I really hope that not all is lost yet. After the Maidan and the occupation, many people, entrepreneurs above all, wanted to go to power. Unfortunately, there are fewer and fewer such people, because disappointment is growing. And Pavlo Zhebrivskyi's methods in the formation of "new elite", in which the old staff actually entered, do not motivate at all. There is a conflict with Zhebrivskyi.

— The Donbass has actually lost its representatives in Kyiv. I cannot say unequivocally that this is bad, given the quality and goals of those representatives that it had until 2014. But still there is a feeling that something has broken, that there are no more people who would connect the region with the center and on which there would be any hopes. And there is a question whether people like Natalia Veselova can be representatives of the region, while their ideas do not coincide with the ideas of some large part of the population, if not to say with the majority? Whom will they vote for — Veselova or Oleg Nedava, who will talk about friendship with Russia and pit the region against Kyiv again?

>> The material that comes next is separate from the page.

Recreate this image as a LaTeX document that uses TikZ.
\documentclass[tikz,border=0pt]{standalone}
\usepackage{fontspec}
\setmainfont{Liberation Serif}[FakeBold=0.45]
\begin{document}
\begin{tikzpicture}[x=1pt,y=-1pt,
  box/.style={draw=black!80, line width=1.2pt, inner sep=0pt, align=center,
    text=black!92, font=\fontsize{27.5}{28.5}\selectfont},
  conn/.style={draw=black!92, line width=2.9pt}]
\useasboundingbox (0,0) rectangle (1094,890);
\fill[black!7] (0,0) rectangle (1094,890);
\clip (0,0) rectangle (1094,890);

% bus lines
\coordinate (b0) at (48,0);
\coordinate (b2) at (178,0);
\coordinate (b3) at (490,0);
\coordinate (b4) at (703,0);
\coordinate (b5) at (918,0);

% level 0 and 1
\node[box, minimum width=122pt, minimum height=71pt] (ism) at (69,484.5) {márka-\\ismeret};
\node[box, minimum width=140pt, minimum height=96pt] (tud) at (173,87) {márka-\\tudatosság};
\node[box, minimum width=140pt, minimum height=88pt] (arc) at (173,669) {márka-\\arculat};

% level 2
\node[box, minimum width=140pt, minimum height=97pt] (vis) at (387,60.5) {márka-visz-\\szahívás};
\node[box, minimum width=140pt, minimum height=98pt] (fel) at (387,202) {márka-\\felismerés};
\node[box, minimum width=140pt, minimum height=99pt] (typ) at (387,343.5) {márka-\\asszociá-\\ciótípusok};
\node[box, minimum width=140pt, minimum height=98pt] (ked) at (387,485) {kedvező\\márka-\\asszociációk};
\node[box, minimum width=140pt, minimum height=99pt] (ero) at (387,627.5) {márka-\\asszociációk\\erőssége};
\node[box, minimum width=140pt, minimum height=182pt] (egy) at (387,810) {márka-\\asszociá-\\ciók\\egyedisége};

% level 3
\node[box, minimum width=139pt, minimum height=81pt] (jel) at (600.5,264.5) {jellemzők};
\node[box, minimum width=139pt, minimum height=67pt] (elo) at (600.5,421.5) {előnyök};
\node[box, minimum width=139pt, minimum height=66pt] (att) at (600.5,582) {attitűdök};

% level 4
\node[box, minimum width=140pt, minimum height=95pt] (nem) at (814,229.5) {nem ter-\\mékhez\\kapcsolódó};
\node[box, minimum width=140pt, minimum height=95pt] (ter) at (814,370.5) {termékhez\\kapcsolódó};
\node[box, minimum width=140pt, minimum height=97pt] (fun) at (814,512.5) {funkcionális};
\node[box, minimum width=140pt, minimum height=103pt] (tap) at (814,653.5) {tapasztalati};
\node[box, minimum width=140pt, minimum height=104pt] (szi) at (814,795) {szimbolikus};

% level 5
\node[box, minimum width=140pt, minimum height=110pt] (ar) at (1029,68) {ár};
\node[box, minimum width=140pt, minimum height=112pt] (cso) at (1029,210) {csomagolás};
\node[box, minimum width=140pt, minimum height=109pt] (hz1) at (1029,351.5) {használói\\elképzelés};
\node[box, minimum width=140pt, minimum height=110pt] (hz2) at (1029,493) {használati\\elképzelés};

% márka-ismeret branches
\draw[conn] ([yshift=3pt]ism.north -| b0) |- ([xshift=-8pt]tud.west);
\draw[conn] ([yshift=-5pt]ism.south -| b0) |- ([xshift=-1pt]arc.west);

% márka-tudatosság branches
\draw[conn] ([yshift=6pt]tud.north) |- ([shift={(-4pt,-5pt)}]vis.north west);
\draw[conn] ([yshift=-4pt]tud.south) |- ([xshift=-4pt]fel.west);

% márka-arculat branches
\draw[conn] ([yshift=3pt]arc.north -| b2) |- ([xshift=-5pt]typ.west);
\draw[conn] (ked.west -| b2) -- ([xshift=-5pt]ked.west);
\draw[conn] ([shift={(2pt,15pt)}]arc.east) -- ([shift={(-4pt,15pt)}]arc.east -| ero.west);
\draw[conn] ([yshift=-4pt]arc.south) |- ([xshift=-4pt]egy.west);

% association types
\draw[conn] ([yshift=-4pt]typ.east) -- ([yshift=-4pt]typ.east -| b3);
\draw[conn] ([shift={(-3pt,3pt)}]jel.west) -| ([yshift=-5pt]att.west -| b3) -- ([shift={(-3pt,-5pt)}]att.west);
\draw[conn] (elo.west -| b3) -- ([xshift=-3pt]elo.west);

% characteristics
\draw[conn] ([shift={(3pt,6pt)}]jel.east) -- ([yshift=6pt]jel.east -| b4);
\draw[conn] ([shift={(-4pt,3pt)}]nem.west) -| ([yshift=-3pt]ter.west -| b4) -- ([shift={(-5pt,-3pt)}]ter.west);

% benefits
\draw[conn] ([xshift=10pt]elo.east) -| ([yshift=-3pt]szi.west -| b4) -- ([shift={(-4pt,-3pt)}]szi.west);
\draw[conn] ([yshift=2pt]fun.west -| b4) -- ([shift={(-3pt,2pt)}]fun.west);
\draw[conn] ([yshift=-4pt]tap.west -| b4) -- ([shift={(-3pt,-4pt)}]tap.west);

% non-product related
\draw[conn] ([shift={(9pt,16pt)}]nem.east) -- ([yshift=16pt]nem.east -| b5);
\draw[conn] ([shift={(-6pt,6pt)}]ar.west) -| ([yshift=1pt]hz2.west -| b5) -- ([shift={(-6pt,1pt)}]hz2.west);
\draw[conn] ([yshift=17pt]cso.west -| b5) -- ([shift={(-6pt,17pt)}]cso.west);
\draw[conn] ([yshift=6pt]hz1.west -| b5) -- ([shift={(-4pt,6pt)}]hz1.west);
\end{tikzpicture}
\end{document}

— Why only for Veselova or Nedava? Korolevska, Zontov, Shtepa, if she is not convicted, will run in the election, — and a number of regional politicians for sure.

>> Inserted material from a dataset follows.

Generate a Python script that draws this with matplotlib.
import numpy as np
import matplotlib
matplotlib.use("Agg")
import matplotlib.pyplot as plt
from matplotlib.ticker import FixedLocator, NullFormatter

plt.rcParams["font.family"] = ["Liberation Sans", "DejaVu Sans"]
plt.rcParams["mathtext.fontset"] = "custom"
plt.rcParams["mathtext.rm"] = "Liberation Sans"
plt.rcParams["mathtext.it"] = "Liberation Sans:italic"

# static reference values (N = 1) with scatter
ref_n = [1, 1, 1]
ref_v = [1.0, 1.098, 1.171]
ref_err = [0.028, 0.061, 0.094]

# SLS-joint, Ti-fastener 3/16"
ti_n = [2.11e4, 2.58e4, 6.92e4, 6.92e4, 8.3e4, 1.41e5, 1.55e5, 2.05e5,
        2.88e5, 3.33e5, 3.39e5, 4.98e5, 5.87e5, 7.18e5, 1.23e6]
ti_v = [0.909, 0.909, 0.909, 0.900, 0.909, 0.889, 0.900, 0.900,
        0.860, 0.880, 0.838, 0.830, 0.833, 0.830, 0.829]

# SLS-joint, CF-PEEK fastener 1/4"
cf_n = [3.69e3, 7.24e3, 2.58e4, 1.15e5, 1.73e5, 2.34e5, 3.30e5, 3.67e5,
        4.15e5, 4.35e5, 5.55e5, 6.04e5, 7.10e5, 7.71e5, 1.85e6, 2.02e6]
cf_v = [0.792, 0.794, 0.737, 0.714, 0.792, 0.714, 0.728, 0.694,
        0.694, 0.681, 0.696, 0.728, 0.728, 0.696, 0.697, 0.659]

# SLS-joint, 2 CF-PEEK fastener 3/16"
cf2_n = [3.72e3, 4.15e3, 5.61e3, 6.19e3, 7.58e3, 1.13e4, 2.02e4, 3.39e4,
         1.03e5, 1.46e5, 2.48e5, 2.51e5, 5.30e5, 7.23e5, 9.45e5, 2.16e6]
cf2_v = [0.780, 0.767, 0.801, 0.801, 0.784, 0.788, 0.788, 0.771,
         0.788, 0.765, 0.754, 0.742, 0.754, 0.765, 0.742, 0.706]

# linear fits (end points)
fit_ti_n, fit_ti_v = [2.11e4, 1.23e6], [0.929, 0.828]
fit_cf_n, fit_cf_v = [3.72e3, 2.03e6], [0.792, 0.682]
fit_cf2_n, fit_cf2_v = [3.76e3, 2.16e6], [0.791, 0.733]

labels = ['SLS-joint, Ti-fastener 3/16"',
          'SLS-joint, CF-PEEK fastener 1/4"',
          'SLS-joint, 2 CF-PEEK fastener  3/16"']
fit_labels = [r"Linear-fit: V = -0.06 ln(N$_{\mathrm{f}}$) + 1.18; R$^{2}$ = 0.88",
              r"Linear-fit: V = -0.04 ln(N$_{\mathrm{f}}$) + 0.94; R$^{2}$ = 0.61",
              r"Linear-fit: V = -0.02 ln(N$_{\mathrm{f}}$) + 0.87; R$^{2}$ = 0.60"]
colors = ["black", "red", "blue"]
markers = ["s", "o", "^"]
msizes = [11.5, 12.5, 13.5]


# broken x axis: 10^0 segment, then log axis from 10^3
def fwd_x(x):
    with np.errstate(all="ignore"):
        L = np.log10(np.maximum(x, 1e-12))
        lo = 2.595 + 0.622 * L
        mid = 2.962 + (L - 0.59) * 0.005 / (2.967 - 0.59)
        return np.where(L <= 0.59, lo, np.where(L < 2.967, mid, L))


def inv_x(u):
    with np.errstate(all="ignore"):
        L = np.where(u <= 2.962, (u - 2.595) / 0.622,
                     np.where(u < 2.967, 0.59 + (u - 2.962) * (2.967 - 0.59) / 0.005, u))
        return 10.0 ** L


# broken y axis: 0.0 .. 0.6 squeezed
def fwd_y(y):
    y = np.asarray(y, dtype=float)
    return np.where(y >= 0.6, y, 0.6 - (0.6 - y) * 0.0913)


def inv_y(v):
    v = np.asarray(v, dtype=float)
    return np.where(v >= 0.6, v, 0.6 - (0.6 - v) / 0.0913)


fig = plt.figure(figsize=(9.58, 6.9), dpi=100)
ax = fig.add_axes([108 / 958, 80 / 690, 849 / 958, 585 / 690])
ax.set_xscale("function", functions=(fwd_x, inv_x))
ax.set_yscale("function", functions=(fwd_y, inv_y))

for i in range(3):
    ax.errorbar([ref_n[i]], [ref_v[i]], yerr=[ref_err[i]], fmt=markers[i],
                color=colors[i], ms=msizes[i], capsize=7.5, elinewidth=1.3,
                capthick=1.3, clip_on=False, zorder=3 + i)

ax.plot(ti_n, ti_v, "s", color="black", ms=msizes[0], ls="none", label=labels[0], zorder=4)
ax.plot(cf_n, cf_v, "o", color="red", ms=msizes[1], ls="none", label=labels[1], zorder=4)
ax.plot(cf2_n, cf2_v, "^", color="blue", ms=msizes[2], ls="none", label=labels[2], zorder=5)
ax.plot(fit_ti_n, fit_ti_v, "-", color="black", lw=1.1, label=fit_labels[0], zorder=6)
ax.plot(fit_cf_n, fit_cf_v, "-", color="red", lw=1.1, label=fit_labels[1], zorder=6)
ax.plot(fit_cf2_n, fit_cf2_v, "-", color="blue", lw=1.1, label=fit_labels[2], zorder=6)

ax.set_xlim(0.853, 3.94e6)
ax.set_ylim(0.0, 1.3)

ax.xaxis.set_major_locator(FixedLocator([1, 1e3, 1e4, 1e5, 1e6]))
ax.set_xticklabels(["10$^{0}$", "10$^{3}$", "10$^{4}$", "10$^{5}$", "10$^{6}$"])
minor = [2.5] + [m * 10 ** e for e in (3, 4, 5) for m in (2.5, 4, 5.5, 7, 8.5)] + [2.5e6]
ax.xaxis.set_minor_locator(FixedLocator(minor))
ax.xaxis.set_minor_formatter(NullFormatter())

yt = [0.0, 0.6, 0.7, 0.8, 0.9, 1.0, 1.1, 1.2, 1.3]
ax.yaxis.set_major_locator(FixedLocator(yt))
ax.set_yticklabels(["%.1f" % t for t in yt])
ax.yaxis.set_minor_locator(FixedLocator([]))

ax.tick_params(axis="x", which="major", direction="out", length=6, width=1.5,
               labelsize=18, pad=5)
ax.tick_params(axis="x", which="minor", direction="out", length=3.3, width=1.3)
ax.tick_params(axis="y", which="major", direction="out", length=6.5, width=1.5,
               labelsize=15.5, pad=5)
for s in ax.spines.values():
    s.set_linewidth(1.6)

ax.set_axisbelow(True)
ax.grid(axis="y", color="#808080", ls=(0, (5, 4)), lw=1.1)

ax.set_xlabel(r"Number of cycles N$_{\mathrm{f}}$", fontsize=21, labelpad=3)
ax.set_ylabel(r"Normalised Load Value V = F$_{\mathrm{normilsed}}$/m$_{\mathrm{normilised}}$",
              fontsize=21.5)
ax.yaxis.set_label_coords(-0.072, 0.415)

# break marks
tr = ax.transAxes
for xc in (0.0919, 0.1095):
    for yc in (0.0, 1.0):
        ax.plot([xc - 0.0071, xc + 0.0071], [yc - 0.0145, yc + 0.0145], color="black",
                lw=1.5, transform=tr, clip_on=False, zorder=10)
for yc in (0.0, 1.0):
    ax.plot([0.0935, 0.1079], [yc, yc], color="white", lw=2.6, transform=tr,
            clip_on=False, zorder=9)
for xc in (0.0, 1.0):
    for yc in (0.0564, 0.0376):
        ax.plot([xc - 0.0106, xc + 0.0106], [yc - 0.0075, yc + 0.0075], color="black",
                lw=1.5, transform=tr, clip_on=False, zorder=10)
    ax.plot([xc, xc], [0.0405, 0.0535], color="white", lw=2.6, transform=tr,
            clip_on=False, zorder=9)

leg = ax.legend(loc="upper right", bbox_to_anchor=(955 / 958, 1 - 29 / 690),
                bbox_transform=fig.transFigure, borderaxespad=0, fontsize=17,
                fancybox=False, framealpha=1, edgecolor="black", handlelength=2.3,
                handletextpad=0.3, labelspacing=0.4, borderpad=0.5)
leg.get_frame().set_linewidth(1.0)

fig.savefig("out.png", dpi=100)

If we talk about the correspondence of prospective candidates for deputy to the preferences of voters, the development does go on, albeit without upsurge, but enough time had passed for someone to deliver a wake-up call. In the city, there are no more than 40 percent of pensioners, who went to the election with papers with the "code of Sloviansk", 2 and 4, — the number of candidate for mayor Vadim Liakh and the number of the Opposition Bloc in the voting paper. If mindful people come to polling stations, they will vote for other candidates.

— After Donetsk was cut off from the region, different parts of it began, so to speak, to vanish: Mariupol declared that it was not the Donbass, Pryazovia and north of the Luhansk region — that they were not the Donbass and Sloboda Ukraine — that it was the old Cossack land at all. It is even unclear, can we now talk about "the Donbass residents", clearly understanding who they are. There is no longer common elite for the region as such.

- This is really a difficult question. The region is ready for territorial division. Donbass as a region was formed artificially and rather late. Perhaps, it is time for dramatic shift. Perhaps, the separation of remnants of the Donetsk and the Luhansk regions between other regions will relieve the tension in their relations with the rest of Ukraine, will eliminate some red flag. We should understand that there will never be the Donetsk oblast, which was created in 1932, and that Donbass.